Let $a, b, c$ be integers, no two of which are zero, and $d=\gcd(a, b, c)$. Show that
$d=\gcd(\gcd(a,b),c)=\gcd(a,\gcd(b,c))=\gcd(\gcd(a,c),b)$.
Here is what I have tried, but I'm unsure if the part that I prove $d=\gcd(a,b)$ is correct:
Proof:
$d=\gcd(a,b,c)\implies d\mid a$, $d\mid b$, and $d\mid c$.
Let $d=\gcd(a,b)$.
So, $d=ax+by$, some $x,y\in \mathbb{Z}$, by Theorem 2.3.
Let $n\mid a$ and $n\mid b$, $n\in \mathbb{N}$.
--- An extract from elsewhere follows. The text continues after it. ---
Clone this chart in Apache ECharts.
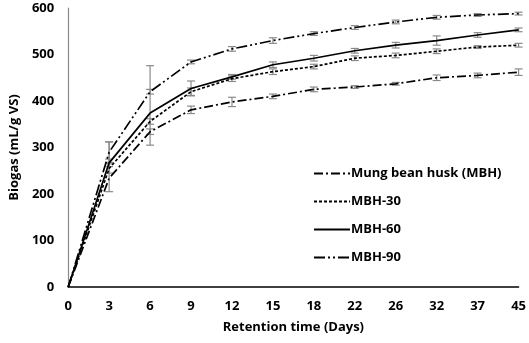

Then, $n\mid (ax+by)$ by Theorem 2.2(g) $\implies n\mid d$.
So, $d=\gcd(a,b)$ by Theorem 2.6.
Similarly, we can show $d=\gcd(a,c)=\gcd(b,c)$.
Thus, we have $\gcd(\gcd(a,b),c)=\gcd(d,c)$.
Since $d\mid c$, we have $dk=c$, some $k\in \mathbb{Z}$.
So, we have $\gcd(d,c)=d\cdot \gcd(1,k)=d\cdot 1=d$ by Theorem 2.7.
Similarly, we can prove that $\gcd(a,\gcd(b,c))=\gcd(\gcd(a,c),b)=d.\blacksquare$
Theorems
2.2(g): If $a\mid b$ and $a\mid c$, then $a\mid (bx+cy)$ for arbitrary integers $x$ and $y$.
2.3: Given integers $a$ and $b$, not both of which are zero, there exist integers $x$ and $y$ such that $\gcd(a,b)=ax+by$.
2.6: Let $a,b$ be integers, not both zero. For a positive integer $d$, $d=\gcd(a,b)$ if and only if
(a) $d\mid a$ and $d\mid b$.
(b) Whenever $c\mid a$ and $c\mid b$, then $c\mid d$.
2.7: If $k>0$, then $\gcd(ka,kb)=k\cdot \gcd(a,b)$.